Wuhan discharges its last coronavirus patient
Wuhan discharges its last coronavirus patient: Chinese city where pandemic began now has no one suffering from it in its hospitals
- China remains on alert for second possible wave, with Beijing reimposing curbs
- Wuhan is still testing residents regularly despite relaxing most restrictions
- The city in Hubei province reported 46,452 cases, 56 per cent of national total
- Here’s how to help people impacted by Covid-19
The Chinese city of Wuhan, where the global coronavirus pandemic began, now has no remaining cases in its hospitals, health officials said yesterday.
But the country remains on alert for a second possible wave, with Beijing reimposing some of its lockdown measures and other cities seeing new quarantines.
Wuhan and the province of Hubei were put in lockdown near the end of January, with roads sealed, trains and planes cancelled and residents unable to move freely for more than two months.
The city is still testing residents regularly despite relaxing most restrictions.
A woman who has recovered coronavirus is disinfected as she arrives at a hotel for a 14-day quarantine after being discharged from a hospital in Wuhan
The city had reported 46,452 cases, 56 per cent of the national total. It saw 3,869 fatalities, or 84 per cent of China’s reported, yet disputed, total.
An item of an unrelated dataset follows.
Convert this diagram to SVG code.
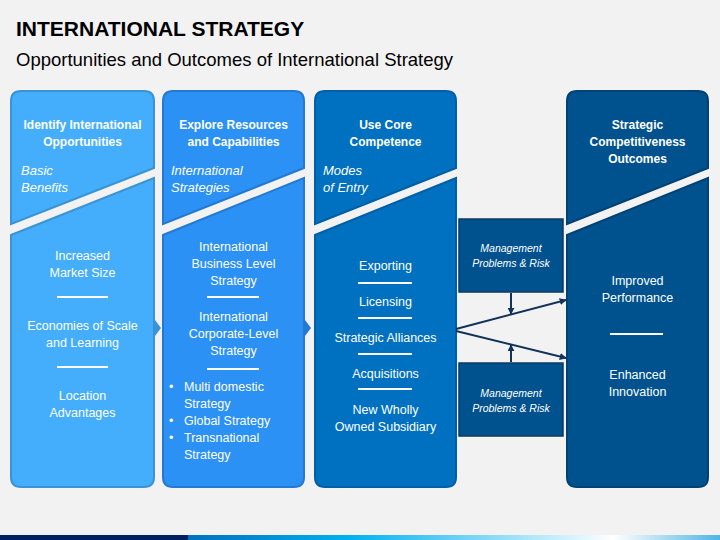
<svg xmlns="http://www.w3.org/2000/svg" width="720" height="540" viewBox="0 0 720 540">
<defs>
<style>
.t{font-family:"Liberation Sans",Arial,sans-serif;fill:#fff;}
.h{font-size:12px;font-weight:bold;text-anchor:middle;}
.i{font-size:13px;font-style:italic;}
.b{font-size:12.5px;text-anchor:middle;}
.bl{font-size:12.5px;}
.m{font-size:10.5px;font-style:italic;text-anchor:middle;}
.dv{stroke:#fff;stroke-width:2;}
.c1{fill:#44AEFD;stroke:#3A94D4;stroke-width:2;}
.c2{fill:#2C91F4;stroke:#2479D2;stroke-width:2;}
.c3{fill:#0070C0;stroke:#005FA6;stroke-width:2;}
.c4{fill:#00528E;stroke:#004274;stroke-width:2;}
.mg{fill:#00528E;stroke:#0B3A63;stroke-width:1.5;}
.cn{stroke:#13325A;stroke-width:2;fill:none;}
</style>
<marker id="ah" viewBox="0 0 10 10" refX="9" refY="5" markerWidth="7" markerHeight="7" markerUnits="userSpaceOnUse" orient="auto">
<path d="M0,0 L10,5 L0,10 Z" fill="#13325A"/>
</marker>
<linearGradient id="bar" x1="188" y1="0" x2="720" y2="0" gradientUnits="userSpaceOnUse">
<stop offset="0" stop-color="#0070C0"/>
<stop offset="0.3" stop-color="#00B0F0"/>
<stop offset="0.8" stop-color="#FFFFFF"/>
<stop offset="1" stop-color="#4FB4E4"/>
</linearGradient>
</defs>
<rect width="720" height="540" fill="#F2F2F2"/>
<text x="16" y="36" font-family="Liberation Sans,Arial,sans-serif" font-size="21" font-weight="bold" fill="#000">INTERNATIONAL STRATEGY</text>
<text x="16" y="66" font-family="Liberation Sans,Arial,sans-serif" font-size="18.5" fill="#000">Opportunities and Outcomes of International Strategy</text>

<g id="col1">
<path class="c1" d="M11,101 Q11,91 21,91 H144 Q154,91 154,101 V168 L11,224 Z"/>
<path class="c1" d="M11,235 L154,178 V477 Q154,487 144,487 H21 Q11,487 11,477 Z"/>
<path d="M155,320 L161,328 L155,336 Z" fill="#3A94D4"/>
<text class="t h" x="82.5" y="129">Identify International</text>
<text class="t h" x="82.5" y="146">Opportunities</text>
<text class="t i" x="21" y="175">Basic</text>
<text class="t i" x="21" y="192">Benefits</text>
<text class="t b" x="82.5" y="260">Increased</text>
<text class="t b" x="82.5" y="277">Market Size</text>
<line class="dv" x1="57" y1="297" x2="108" y2="297"/>
<text class="t b" x="82.5" y="330">Economies of Scale</text>
<text class="t b" x="82.5" y="347">and Learning</text>
<line class="dv" x1="57" y1="367" x2="108" y2="367"/>
<text class="t b" x="82.5" y="400">Location</text>
<text class="t b" x="82.5" y="417">Advantages</text>
</g>

<g id="col2">
<path class="c2" d="M163,101 Q163,91 173,91 H294 Q304,91 304,101 V168 L163,224 Z"/>
<path class="c2" d="M163,235 L304,178 V477 Q304,487 294,487 H173 Q163,487 163,477 Z"/>
<path d="M305,320 L311,328 L305,336 Z" fill="#2479D2"/>
<text class="t h" x="233.5" y="129">Explore Resources</text>
<text class="t h" x="233.5" y="146">and Capabilities</text>
<text class="t i" x="171" y="175">International</text>
<text class="t i" x="171" y="192">Strategies</text>
<text class="t b" x="233.5" y="251">International</text>
<text class="t b" x="233.5" y="268">Business Level</text>
<text class="t b" x="233.5" y="285">Strategy</text>
<line class="dv" x1="207" y1="297" x2="259" y2="297"/>
<text class="t b" x="233.5" y="321">International</text>
<text class="t b" x="233.5" y="338">Corporate-Level</text>
<text class="t b" x="233.5" y="355">Strategy</text>
<line class="dv" x1="207" y1="369" x2="259" y2="369"/>
<text class="t bl" x="169" y="391">•</text>
<text class="t bl" x="184" y="391">Multi domestic</text>
<text class="t bl" x="184" y="408">Strategy</text>
<text class="t bl" x="169" y="425">•</text>
<text class="t bl" x="184" y="425">Global Strategy</text>
<text class="t bl" x="169" y="442">•</text>
<text class="t bl" x="184" y="442">Transnational</text>
<text class="t bl" x="184" y="459">Strategy</text>
</g>

<g id="col3">
<path class="c3" d="M315,101 Q315,91 325,91 H446 Q456,91 456,101 V168 L315,224 Z"/>
<path class="c3" d="M315,235 L456,178 V477 Q456,487 446,487 H325 Q315,487 315,477 Z"/>
<text class="t h" x="385.5" y="129">Use Core</text>
<text class="t h" x="385.5" y="146">Competence</text>
<text class="t i" x="323" y="175">Modes</text>
<text class="t i" x="323" y="192">of Entry</text>
<text class="t b" x="385.5" y="270">Exporting</text>
<line class="dv" x1="358" y1="283" x2="412" y2="283"/>
<text class="t b" x="385.5" y="306">Licensing</text>
<line class="dv" x1="358" y1="318" x2="412" y2="318"/>
<text class="t b" x="385.5" y="342">Strategic Alliances</text>
<line class="dv" x1="358" y1="354" x2="412" y2="354"/>
<text class="t b" x="385.5" y="378">Acquisitions</text>
<line class="dv" x1="358" y1="389" x2="412" y2="389"/>
<text class="t b" x="385.5" y="414">New Wholly</text>
<text class="t b" x="385.5" y="431">Owned Subsidiary</text>
</g>

<g id="col4">
<path class="c4" d="M567,101 Q567,91 577,91 H698 Q708,91 708,101 V168 L567,224 Z"/>
<path class="c4" d="M567,235 L708,178 V477 Q708,487 698,487 H577 Q567,487 567,477 Z"/>
<text class="t h" x="637.5" y="129">Strategic</text>
<text class="t h" x="637.5" y="146">Competitiveness</text>
<text class="t h" x="637.5" y="163">Outcomes</text>
<text class="t b" x="637.5" y="285">Improved</text>
<text class="t b" x="637.5" y="302">Performance</text>
<line class="dv" x1="610" y1="334" x2="663" y2="334"/>
<text class="t b" x="637.5" y="379">Enhanced</text>
<text class="t b" x="637.5" y="396">Innovation</text>
</g>

<g id="mgmt1">
<rect class="mg" x="459" y="219" width="104" height="73"/>
<text class="t m" x="511" y="252">Management</text>
<text class="t m" x="511" y="267">Problems &amp; Risk</text>
</g>
<g id="mgmt2">
<rect class="mg" x="459" y="363" width="104" height="73"/>
<text class="t m" x="511" y="397">Management</text>
<text class="t m" x="511" y="412">Problems &amp; Risk</text>
</g>

<g id="connectors">
<line class="cn" x1="456" y1="329" x2="566" y2="300" marker-end="url(#ah)"/>
<line class="cn" x1="456" y1="331" x2="566" y2="358" marker-end="url(#ah)"/>
<line class="cn" x1="511" y1="293" x2="511" y2="314" marker-end="url(#ah)"/>
<line class="cn" x1="511" y1="362" x2="511" y2="345" marker-end="url(#ah)"/>
</g>

<rect x="0" y="535" width="188" height="5" fill="#002060"/>
<rect x="188" y="535" width="532" height="5" fill="url(#bar)"/>
</svg>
National Health Commission spokesman Mi Feng announced: ‘The number of new coronavirus patients in Wuhan was at zero, thanks to the joint efforts of Wuhan and medical staff from around the country.’
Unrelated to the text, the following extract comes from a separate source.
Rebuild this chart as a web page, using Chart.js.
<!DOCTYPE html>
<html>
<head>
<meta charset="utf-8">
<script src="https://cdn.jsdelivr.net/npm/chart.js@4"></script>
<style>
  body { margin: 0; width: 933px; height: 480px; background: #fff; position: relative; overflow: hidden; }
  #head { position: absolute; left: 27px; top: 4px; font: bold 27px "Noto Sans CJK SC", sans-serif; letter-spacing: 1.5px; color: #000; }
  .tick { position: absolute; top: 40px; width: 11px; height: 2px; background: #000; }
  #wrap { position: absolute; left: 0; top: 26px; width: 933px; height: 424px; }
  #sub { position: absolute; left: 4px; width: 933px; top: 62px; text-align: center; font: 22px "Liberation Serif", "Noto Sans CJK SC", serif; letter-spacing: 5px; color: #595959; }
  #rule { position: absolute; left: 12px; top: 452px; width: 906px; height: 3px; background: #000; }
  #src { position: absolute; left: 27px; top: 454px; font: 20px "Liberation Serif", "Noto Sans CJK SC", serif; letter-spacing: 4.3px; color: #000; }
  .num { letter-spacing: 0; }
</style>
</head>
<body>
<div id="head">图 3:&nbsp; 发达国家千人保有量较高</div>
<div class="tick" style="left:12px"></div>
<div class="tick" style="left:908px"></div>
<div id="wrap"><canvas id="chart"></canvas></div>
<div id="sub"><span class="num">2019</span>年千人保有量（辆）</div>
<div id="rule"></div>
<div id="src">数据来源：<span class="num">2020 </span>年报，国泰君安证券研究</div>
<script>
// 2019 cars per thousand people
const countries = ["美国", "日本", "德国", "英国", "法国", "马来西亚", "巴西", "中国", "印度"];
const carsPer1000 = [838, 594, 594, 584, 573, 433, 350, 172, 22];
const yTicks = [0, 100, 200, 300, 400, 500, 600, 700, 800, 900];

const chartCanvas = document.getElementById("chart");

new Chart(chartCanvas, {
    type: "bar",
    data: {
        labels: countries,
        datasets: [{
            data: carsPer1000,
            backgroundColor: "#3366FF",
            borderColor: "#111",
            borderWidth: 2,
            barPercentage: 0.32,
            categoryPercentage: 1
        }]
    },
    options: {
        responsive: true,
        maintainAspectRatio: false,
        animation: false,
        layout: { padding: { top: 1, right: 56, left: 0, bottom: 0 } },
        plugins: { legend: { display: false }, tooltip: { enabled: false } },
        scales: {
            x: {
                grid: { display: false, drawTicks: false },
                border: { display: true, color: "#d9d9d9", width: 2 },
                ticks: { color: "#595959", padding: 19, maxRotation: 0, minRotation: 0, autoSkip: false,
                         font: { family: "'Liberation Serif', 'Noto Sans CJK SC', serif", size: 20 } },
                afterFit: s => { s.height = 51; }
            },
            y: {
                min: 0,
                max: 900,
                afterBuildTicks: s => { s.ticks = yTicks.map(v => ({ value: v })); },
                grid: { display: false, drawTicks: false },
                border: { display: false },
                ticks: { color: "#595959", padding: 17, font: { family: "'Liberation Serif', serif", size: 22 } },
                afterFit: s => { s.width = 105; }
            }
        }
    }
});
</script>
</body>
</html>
The focus has since shifted to the northeast border province of Heilongjiang, which has seen large numbers of imported coronavirus cases entering from Russia.
The border town of Suifenhe, with its 70,000 population, went into lockdown at the start of the month while nearby Harbin, home to 10 million, has become the new battlefront.
Staff members line up at attention as they prepare to spray disinfectant at Wuhan Railway Station on Friday
And 1,000 miles away in Beijing, the authorities opened gyms and swimming pools only to quickly close them again to prevent any spread.
The district of Chaoyang is home to many expats and international offices and was put down into quarantine measures after travellers began to return, infecting Beijing locals who had stayed at home.
There were no signs of any worry yesterday as people packed into a flower market in Suzhou city, in east China’s Jiangsu province.